If we convert the two angle measures into degrees, we are given:

$\frac{2 \pi}{3} \cdot \frac{180}{\pi} = 120$

$\frac{\pi}{6} \cdot \frac{189}{\pi} = 30$

Based on the fact that triangle's angles must add up to 180 degrees, the third angle must be 30 degrees.

Our triangle's angles are 30, 30, and 120. This means that we have an isosceles triangle. It also means that we can get two different areas based on which side is 12.

Option 1: If the side with a length of 12 is opposite either 30 degree angle, then by the isosceles triangle theorem, the side opposite the other 30 degree angle must also be 12.

We'll use this triangle to illustrate our problem, with sides AB and BC being the two sides with lengths of 12, and BC as the side opposite the 120 degree angle, B. If we construct an altitude in the triangle as shown, we create two congruent (proven by the hypotenuse-leg theorem), 30-60-90 right triangles.

Using the 30-60-90 theorem, we know that side AB is double the length of side BM. Since AB is 12, BM is thus 6.

We also know (based on the said theorem) that side AM is the length of BM, multiplied by $\sqrt{3}$ (it's also half the length of side AC). Thus, it is $6 \sqrt{3}$. From this we can also say that AC is $12 \sqrt{3}$

With these measurements, we now have a base (side AC, $12 \sqrt{3}$), and a height (side BM, 6). We can use these values to find the triangle's area.

$12 \sqrt{3} \cdot 6 \cdot \frac{1}{2} = 36 \sqrt{3}$ This is the area of the triangle given that one the congruent legs is 12.

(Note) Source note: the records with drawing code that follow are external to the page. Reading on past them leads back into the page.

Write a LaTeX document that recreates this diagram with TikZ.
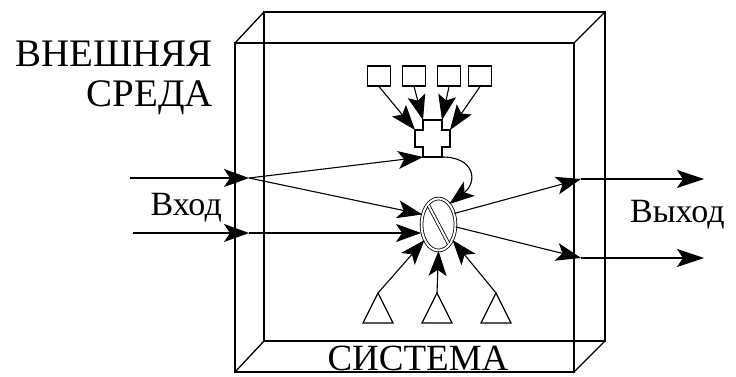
\documentclass[tikz,border=0pt]{standalone}
\usepackage{fontspec}
\setmainfont{Liberation Serif}
\usetikzlibrary{arrows.meta,shapes.geometric}
\begin{document}
\begin{tikzpicture}[x=1pt,y=-1pt,
  boxline/.style={line width=1.3pt},
  arr/.style={line width=1.1pt,-{Stealth[length=25pt,width=18pt,inset=6pt]}},
  longarr/.style={line width=1.1pt,-{Stealth[length=27pt,width=18pt,inset=6pt]}},
  bigarr/.style={line width=1.1pt,-{Stealth[length=25pt,width=18pt,inset=5pt]}},
  sq/.style={draw,line width=1.2pt,rectangle,minimum width=23pt,minimum height=20pt,inner sep=0pt},
  shp/.style={draw,line width=1.2pt},
  lbl/.style={inner sep=0pt}]
\useasboundingbox (0,0) rectangle (736,377);
% box
\coordinate (f1) at (235,43); \coordinate (f2) at (574,43);
\coordinate (f3) at (574,372); \coordinate (f4) at (235,372);
\coordinate (b1) at (264,12); \coordinate (b2) at (605,12);
\coordinate (b3) at (605,341); \coordinate (b4) at (264,341);
\draw[boxline] (f1) -- (f2) -- (f3) -- (f4) -- cycle;
\draw[boxline] (b1) -- (b2) -- (b3) -- (b4) -- cycle;
\draw[boxline] (f1) -- (b1) (f2) -- (b2) (f3) -- (b3) (f4) -- (b4);
% texts
\node[lbl,anchor=base east,font=\fontsize{39}{42}\selectfont] (env1) at (213,67) {ВНЕШНЯЯ};
\node[lbl,anchor=base east,font=\fontsize{39}{42}\selectfont] (env2) at (213,107) {СРЕДА};
\node[lbl,anchor=base,font=\fontsize{37}{40}\selectfont] (sys) at (418,370) {СИСТЕМА};
\node[lbl,anchor=base east,font=\fontsize{34}{38}\selectfont] (inl) at (222,215) {Вход};
\node[lbl,anchor=base west,font=\fontsize{34}{38}\selectfont] (outl) at (630,222) {Выход};
% process ellipse
\node[ellipse,draw,line width=0.8pt,double,double distance=2pt,minimum width=34pt,minimum height=52pt,inner sep=0pt] (proc) at (438.5,224.5) {};
\draw[line width=0.8pt,double,double distance=2pt] ([shift={(-10,-19)}]proc.center) -- ([shift={(10,19)}]proc.center);
% squares
\node[sq] (s1) at (379,76) {};
\node[sq] (s2) at (414,76) {};
\node[sq] (s3) at (449,76) {};
\node[sq] (s4) at (480,76) {};
% cross
\coordinate (cr) at (432.5,138.5);
\draw[shp] (423,120) -- (442,120) -- (442,130) -- (450,130) -- (450,147) -- (442,147) -- (442,157) -- (423,157) -- (423,147) -- (415,147) -- (415,130) -- (423,130) -- cycle;
\coordinate (c1) at (415,130);
\coordinate (c2) at (423,120);
\coordinate (c3) at (442,120);
\coordinate (c4) at (450,130);
\coordinate (cbl) at (423,157);
\coordinate (cbr) at (440,157);
\draw[bigarr] (s1.south) -- (c1);
\draw[bigarr] (s2.south) -- (c2);
\draw[bigarr] (s3.south) -- (c3);
\draw[bigarr] (s4.south) -- (c4);
% triangles
\coordinate (t1) at (378,293);
\coordinate (t2) at (437,293);
\coordinate (t3) at (496,293);
\foreach \t in {t1,t2,t3}{
  \draw[shp,line join=miter] (\t) -- ++(-15,30) -- ++(30,0) -- cycle;
}
\draw[arr] (t1) -- (proc.228);
\draw[arr] (t2) -- (proc.south);
\draw[arr] (t3) -- (proc.-48);
% inputs
\coordinate (in1s) at (130,178);
\coordinate (in1j) at (249,178);
\coordinate (in2s) at (133,233);
\coordinate (in2j) at (249,233);
\draw[arr] (in1s) -- (in1j);
\draw[arr] (in2s) -- (in2j);
\draw[arr] (in1j) -- (cbl);
\draw[arr] (in1j) -- (proc.148);
\draw[arr] (in2j) -- (in2j -| proc.west);
\draw[arr] (cbr) .. controls (475,156) and (478,182) .. (proc.62);
% outputs
\coordinate (o1j) at (581,179);
\coordinate (o1e) at (704,179);
\coordinate (o2j) at (581,258);
\coordinate (o2e) at (704,258);
\draw[arr] (proc.35) -- (o1j);
\draw[arr] (proc.-8) -- (o2j);
\draw[longarr] (o1j) -- (o1e);
\draw[longarr] (o2j) -- (o2e);
\end{tikzpicture}
\end{document}
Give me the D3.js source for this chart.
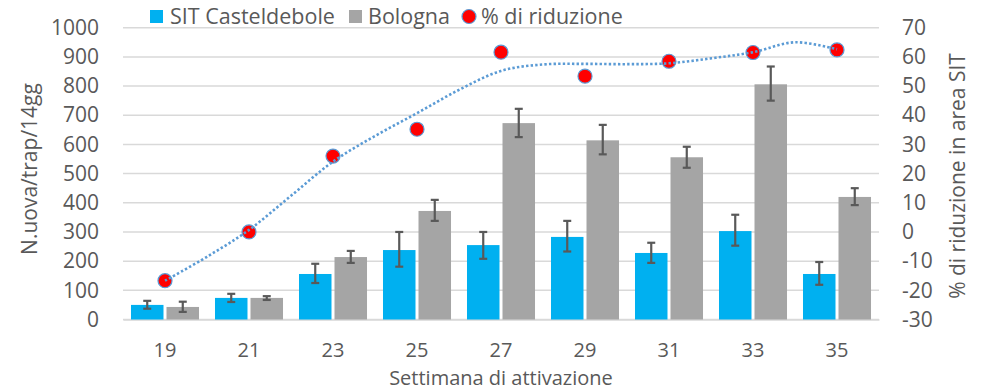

Option 2: If the side opposite the 120 degree angle is 12, we can apply the same logic as we did in option one. This time however, AC is 12. Once more using the 30-60-90 and congruency rules:

AM = MC= 6

BM * $\sqrt{3}$ = AM

BM = $\frac{6}{\sqrt{3}}$

Since we already have our base (side AC, 12), and height
(BM, $\frac{6}{\sqrt{3}}$), we can again find this triangle's area.

$12 \cdot \frac{6}{\sqrt{3}} \cdot .5 = \frac{36}{\sqrt{3}}$

$36 \sqrt{3} > \frac{36}{\sqrt{3}}$, so the largest possible area is $36 \sqrt{3}$.